Now this doesn’t mean that I’m suggesting we all wear our jeans half way down our bums with our boxer shorts sticking out, or walk with gangster slouch. I am afraid to say when I say Wazzup to the students I connect with they think i’m totally weird. What I am saying is that the high school classroom structure of yesterday aint working no more! Now we have all heard of flipped classrooms, and project based learning, but what I’m suggesting takes it one step further. I’m suggesting multi-dimensional programs.
What does that even mean? Most programs run in high schools today are dry. One dimensional. If the students are being taught business, they are taught how to create an invoice in excel, or type up a business letter. They go through the processes. I’m not saying that’s bad. But I am saying it’s dry.
Just Start IT 2014 – The cast and crew
Get students to form teams and talk about things that create issues for them. Get them to come up with solutions to those issues. Get them researching what else exists in that space. Get them passionate by brainstorming different angles of coming at things, and get them buying in to the ideas that are of their creation. Help them to validate their ideas by talking to people who make up their market. Then get them working on lean business plans, and then writing up documents, and the uptake will be totally different.
Engage them by working within their realms of experience.
Engage them through technology, creativity and their passion and I reckon it’s a winning combination.
That’s why I’m working so hard to get this program going, so that my kids and all our kids can engage with the possibilities that technology brings to them, the digital natives.
Startup News has been the home of West Australian startup news and events since 2013. We publish several news stories, interviews, tips and events relating to WA startups every week, with over 1,900 articles in our archives. We also produce the 'Startup West' podcast, and host the 'Hubs (Ecosystem)' database of WA startup programs, places and events.

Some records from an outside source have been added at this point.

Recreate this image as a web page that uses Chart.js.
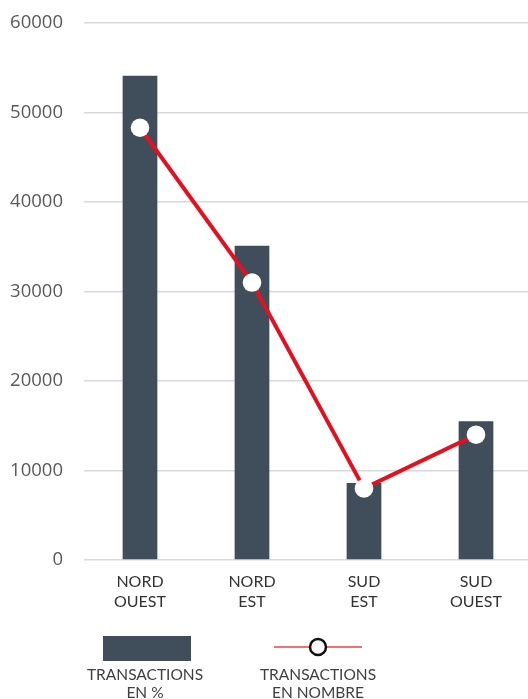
<!DOCTYPE html>
<html>
<head>
<meta charset="utf-8">
<script src="https://cdn.jsdelivr.net/npm/chart.js@4"></script>
<style>
  html, body { margin: 0; padding: 0; background: #fff; overflow: hidden; }
  #wrap { width: 532px; height: 699px; position: relative; }
</style>
</head>
<body>
<div id="wrap"><canvas id="c"></canvas></div>
<script>
// Regions and their values
const categories = [["NORD", "OUEST"], ["NORD", "EST"], ["SUD", "EST"], ["SUD", "OUEST"]];
const transactionsPct = [54100, 35100, 8600, 15500];
const transactionsNombre = [48300, 31000, 8000, 14000];
const yTicks = [0, 10000, 20000, 30000, 40000, 50000, 60000];
const legendLabels = [["TRANSACTIONS", "EN %"], ["TRANSACTIONS", "EN NOMBRE"]];

const BAR = '#3f4e5a';
const RED = '#e3101f';

// Legend drawn under the axis labels: a block for the bars, a line with a ring for the line series
const bottomLegend = {
  id: 'bottomLegend',
  afterDraw(chart) {
    const ctx = chart.ctx;
    ctx.save();
    // bar swatch
    ctx.fillStyle = BAR;
    ctx.fillRect(103, 636, 88, 25);
    // line swatch
    ctx.strokeStyle = '#e8424f';
    ctx.lineWidth = 1.5;
    ctx.beginPath();
    ctx.moveTo(274, 647);
    ctx.lineTo(362, 647);
    ctx.stroke();
    ctx.beginPath();
    ctx.arc(318, 647, 8, 0, Math.PI * 2);
    ctx.fillStyle = '#fff';
    ctx.fill();
    ctx.strokeStyle = '#111';
    ctx.lineWidth = 2.5;
    ctx.stroke();
    // labels
    ctx.fillStyle = '#404040';
    ctx.font = '15.5px Lato';
    ctx.textAlign = 'center';
    ctx.textBaseline = 'middle';
    const centers = [145, 318];
    legendLabels.forEach((lines, i) => {
      lines.forEach((t, j) => ctx.fillText(t, centers[i], 675 + j * 18));
    });
    ctx.restore();
  }
};

new Chart(document.getElementById('c'), {
  data: {
    labels: categories,
    datasets: [
      {
        type: 'line',
        label: 'TRANSACTIONS EN NOMBRE',
        data: transactionsNombre,
        borderColor: RED,
        borderWidth: 4,
        pointRadius: 9.3,
        pointHoverRadius: 9.3,
        pointBackgroundColor: '#fff',
        pointBorderWidth: 0,
        tension: 0,
        order: 0
      },
      {
        type: 'bar',
        label: 'TRANSACTIONS EN %',
        data: transactionsPct,
        backgroundColor: BAR,
        categoryPercentage: 1,
        barPercentage: 0.31,
        order: 1
      }
    ]
  },
  options: {
    responsive: true,
    maintainAspectRatio: false,
    animation: false,
    layout: { autoPadding: false, padding: { top: 23, right: 0, bottom: 0, left: 0 } },
    plugins: { legend: { display: false }, tooltip: { enabled: false } },
    scales: {
      x: {
        grid: { display: false, drawTicks: false },
        border: { display: false },
        ticks: { color: '#333', font: { family: 'Lato', size: 16, lineHeight: 1.25 }, padding: 12, maxRotation: 0 },
        afterFit(s) { s.height = 139; s.paddingLeft = 0; s.paddingRight = 0; }
      },
      y: {
        min: 0,
        max: 60000,
        afterBuildTicks(s) { s.ticks = yTicks.map(v => ({ value: v })); },
        grid: { color: '#d9d9d9', lineWidth: 1.5, drawTicks: false },
        border: { display: false },
        ticks: {
          color: '#595959',
          font: { family: 'Open Sans', size: 18.5 },
          padding: 21,
          callback: v => String(v)
        },
        afterFit(s) { s.width = 84; s.paddingTop = 0; s.paddingBottom = 0; }
      }
    }
  },
  plugins: [bottomLegend]
});
</script>
</body>
</html>
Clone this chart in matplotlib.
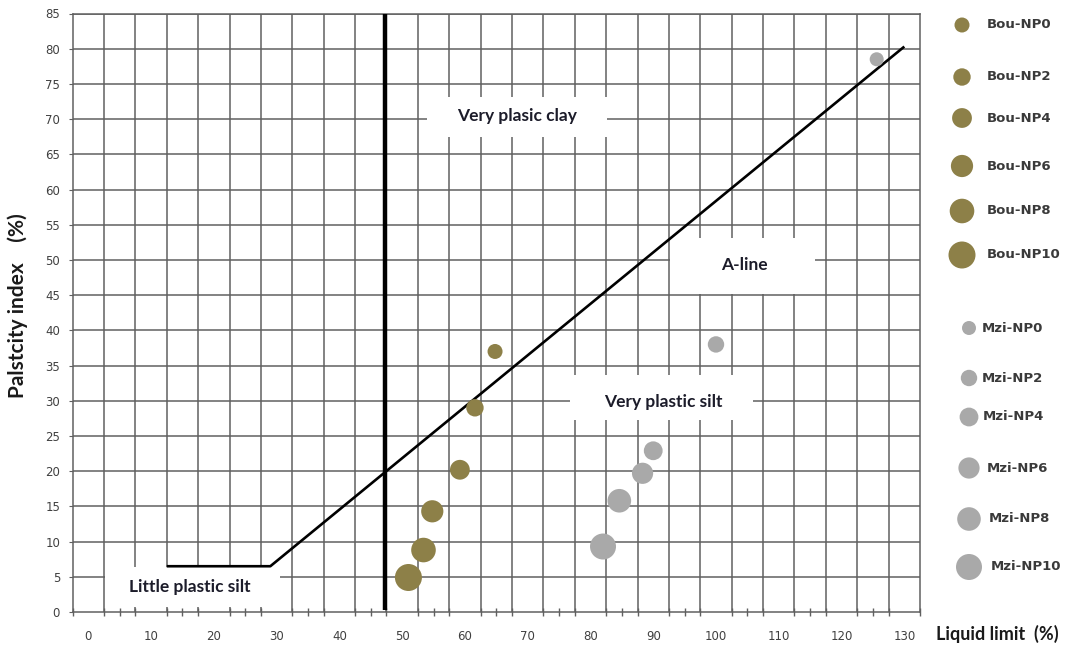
import matplotlib
matplotlib.use("Agg")
import matplotlib.pyplot as plt
from matplotlib.patches import Rectangle

# Liquid limit / plasticity index of the samples
bou_labels = ["Bou-NP0", "Bou-NP2", "Bou-NP4", "Bou-NP6", "Bou-NP8", "Bou-NP10"]
bou_ll = [64.8, 61.6, 59.2, 54.8, 53.4, 51.0]
bou_pi = [37.0, 29.0, 20.2, 14.3, 8.8, 4.9]

mzi_labels = ["Mzi-NP0", "Mzi-NP2", "Mzi-NP4", "Mzi-NP6", "Mzi-NP8", "Mzi-NP10"]
mzi_ll = [125.6, 100.0, 90.0, 88.3, 84.6, 82.0]
mzi_pi = [78.5, 38.0, 22.9, 19.7, 15.8, 9.3]

# A-line (with horizontal part) and the LL boundary
a_line_ll = [12.5, 29, 130]
a_line_pi = [6.5, 6.5, 80.3]
ll_limit = 47.2

x_ticks = list(range(0, 131, 10))
y_ticks = list(range(0, 86, 5))

BOU_COLOR = "#8d8048"
MZI_COLOR = "#a9a9a9"
GRID = "#606060"

W, H = 1075, 648
fig = plt.figure(figsize=(W / 100, H / 100), dpi=100)
ax = fig.add_axes([72.6 / W, 1 - 612 / H, (920 - 72.6) / W, (612 - 13.5) / H])

ax.set_xlim(-2.5, 132.5)
ax.set_ylim(0, 85)

# grid: vertical lines sit between the labelled values
for gx in [2.5 + 5 * k for k in range(26)]:
    ax.axvline(gx, color=GRID, lw=1.1, zorder=1)
for gy in y_ticks[1:]:
    ax.axhline(gy, color=GRID, lw=1.1, zorder=1)

for s in ax.spines.values():
    s.set_color(GRID)
    s.set_linewidth(1.1)

ax.set_xticks(x_ticks)
ax.set_xticks([-2.5 + 2.5 * k for k in range(55)], minor=True)
ax.set_yticks(y_ticks)
ax.tick_params(axis="x", which="major", length=0, pad=13, labelsize=8.5, labelcolor="#404040")
ax.tick_params(axis="x", which="minor", direction="inout", length=6, color=GRID, width=1)
ax.tick_params(axis="y", which="major", length=3, color=GRID, pad=6, labelsize=8.5, labelcolor="#404040")

# white label boxes over the grid
boxes = [
    (53.9, 67.5, 28.7, 5.7, 68.3, 70.5, "Very plasic clay"),
    (92.7, 45.2, 23.1, 7.9, 104.5, 49.3, "A-line"),
    (76.8, 27.3, 29.1, 6.4, 91.6, 29.8, "Very plastic silt"),
    (2.7, 0.7, 27.8, 5.7, 16.2, 3.6, "Little plastic silt"),
]
for bx, by, bw, bh, tx, ty, txt in boxes:
    ax.add_patch(Rectangle((bx, by), bw, bh, facecolor="white", edgecolor="none", zorder=2))
    ax.text(tx, ty, txt, ha="center", va="center", fontsize=12.5, family="Lato",
            fontweight="bold", color="#1c1c2a", zorder=3)

ax.plot(a_line_ll, a_line_pi, color="black", lw=1.9, zorder=4, solid_capstyle="butt")
ax.plot([ll_limit, ll_limit], [0.3, 85], color="black", lw=3.2, zorder=4, solid_capstyle="butt")

def marker_sizes(d0, d1, n):
    return [(0.72 * (d0 + (d1 - d0) * i / (n - 1))) ** 2 for i in range(n)]

bou_s = marker_sizes(15, 27, len(bou_ll))
mzi_s = marker_sizes(14, 26, len(mzi_ll))
ax.scatter(bou_ll, bou_pi, s=bou_s, color=BOU_COLOR, edgecolors="none", zorder=5)
ax.scatter(mzi_ll, mzi_pi, s=mzi_s, color=MZI_COLOR, edgecolors="none", zorder=5)

# axis titles
fig.text(18 / W, 1 - 306 / H, "Palstcity index    (%)", rotation=90, ha="center", va="center",
         fontsize=15, fontweight="bold", family="Lato", color="#1a1a1a")
fig.text(997 / W, 1 - 634 / H, "Liquid limit  (%)", ha="center", va="center",
         fontsize=13, fontweight="bold", family="Lato", color="#1a1a1a")

# legend drawn by hand on the right
leg = fig.add_axes([0, 0, 1, 1], facecolor="none")
leg.set_xlim(0, W)
leg.set_ylim(H, 0)
leg.axis("off")
bou_rows = [25, 77, 118, 166, 211, 255]
mzi_rows = [328, 378, 417, 468, 519, 567]
mzi_text_x = [982, 982, 983, 987, 989, 991]
for lab, y, s in zip(bou_labels, bou_rows, bou_s):
    leg.scatter([962], [y], s=s, color=BOU_COLOR, edgecolors="none")
    leg.text(987, y, lab, ha="left", va="center", fontsize=9.5, fontweight="bold", color="#3a3a3a")
for lab, y, s, tx in zip(mzi_labels, mzi_rows, mzi_s, mzi_text_x):
    leg.scatter([969], [y], s=s, color=MZI_COLOR, edgecolors="none")
    leg.text(tx, y, lab, ha="left", va="center", fontsize=9.5, fontweight="bold", color="#3a3a3a")

fig.savefig("out.png", dpi=100)
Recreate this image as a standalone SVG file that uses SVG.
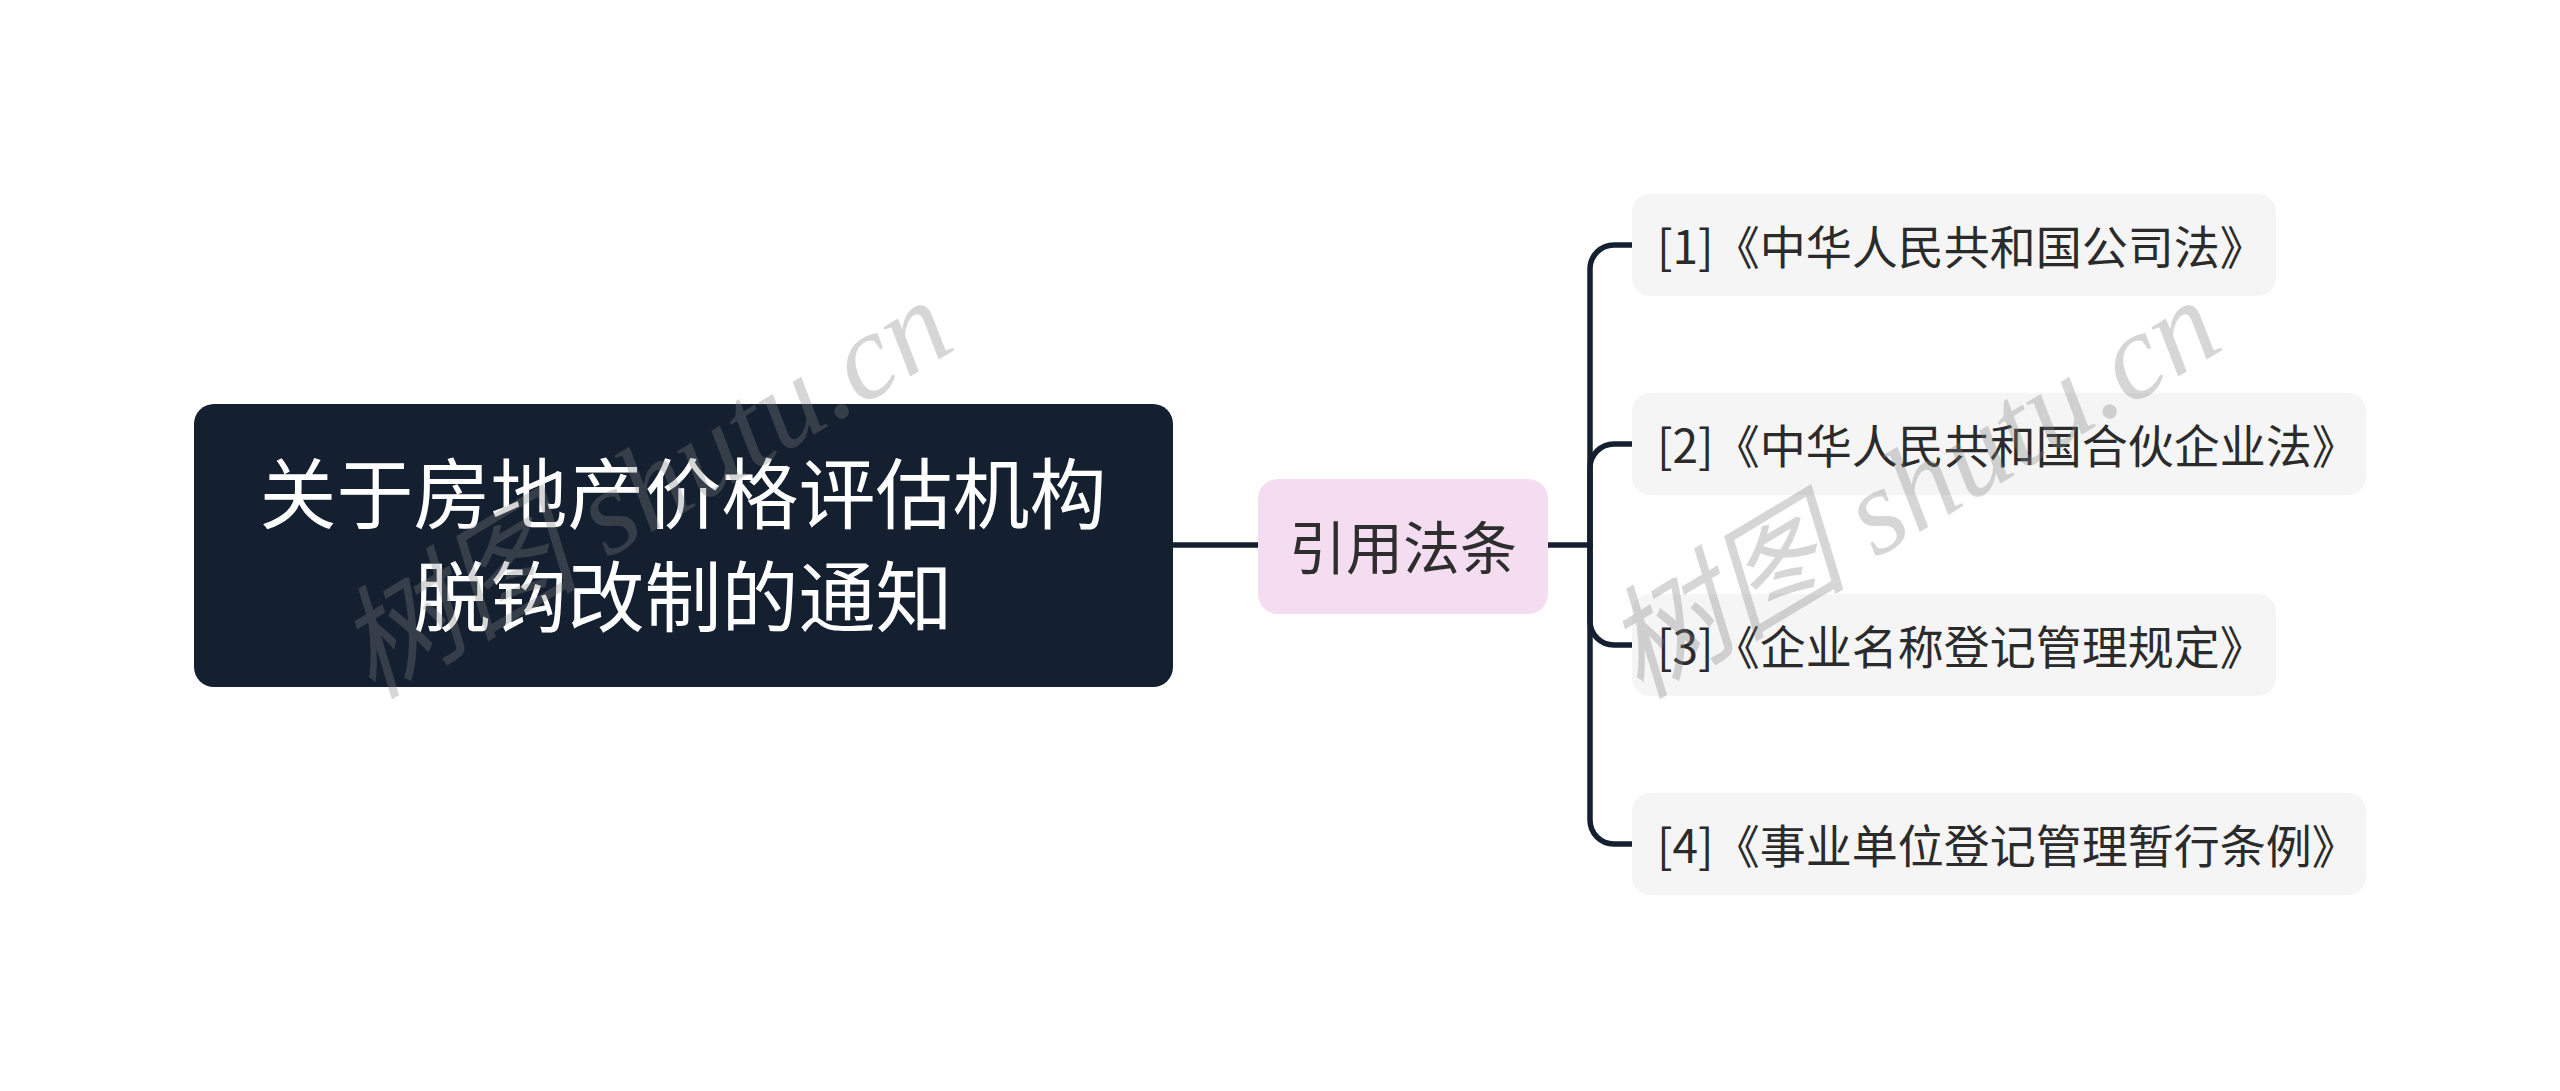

WA Labor releases ‘Made In WA’ plan; commits to invest $40M over the next four years to boost innovation and new industries in WA through the New Industries and Innovation Fund.
Lainey Weiser on “Why We Need Just Start IT”
Lainey Weiser is the amazingly positive driver behind Just Start IT, now moving into an incredible second year and growing enormously. She gives her opinion on why we need this program.
When I graduated from high school I had no idea what I wanted to do with the rest of my life. I just knew that I had so much energy to give, but didn’t know where to place it. I look around at students graduating from secondary schools today, and see that many mirror my own experience.
I was lucky though. I had a father who kicked me out of bed and demanded that I get a job. I got even luckier as I landed up working for an incredibly inspiring women, who mentored me for the ten years I was with her. But for many, their gap year leads to further indecision, leads to wasted enrollments, leads to rising numbers of incompletions in the tertiary education space. Is it the high school system that fails some? Or is it the fast paced, technology driven world that we live in, that makes it increasingly hard to engage high school students?
Let’s face it, being a teenager is hard. You are driven by hormones, overwhelmed by peer pressure, inundated by adult expectations, while simply battling to work out where you fit. All of this, while living on a diet of frenzied “texting” and snap chat. It’s a wonder that teens muster the energy they do. Being surrounded by the next great tech app on your watch that tells you your heart rate, while reminding you you’re onto the last carton of milk, should be indication enough that the way we engage with students needs to change. They are engaged with technology in a way that big people just aren’t. We try. But the pace of our lives, and the “uncoolness” of our age doesn’t allow for us to stay as in touch or be as in tune with the rapid rate of tech change up as our young, hip, teen counterparts.
Now this doesn’t mean that I’m suggesting we all wear our jeans half way down our bums with our boxer shorts sticking out, or walk with gangster slouch. I am afraid to say when I say Wazzup to the students I connect with they think i’m totally weird. What I am saying is that the high school classroom structure of yesterday aint working no more! Now we have all heard of flipped classrooms, and project based learning, but what I’m suggesting takes it one step further. I’m suggesting multi-dimensional programs.
What does that even mean? Most programs run in high schools today are dry. One dimensional. If the students are being taught business, they are taught how to create an invoice in excel, or type up a business letter. They go through the processes. I’m not saying that’s bad. But I am saying it’s dry.
Get students to form teams and talk about things that create issues for them. Get them to come up with solutions to those issues. Get them researching what else exists in that space. Get them passionate by brainstorming different angles of coming at things, and get them buying in to the ideas that are of their creation. Help them to validate their ideas by talking to people who make up their market. Then get them working on lean business plans, and then writing up documents, and the uptake will be totally different.
Engage them by working within their realms of experience.
Engage them through technology, creativity and their passion and I reckon it’s a winning combination.
That’s why I’m working so hard to get this program going, so that my kids and all our kids can engage with the possibilities that technology brings to them, the digital natives.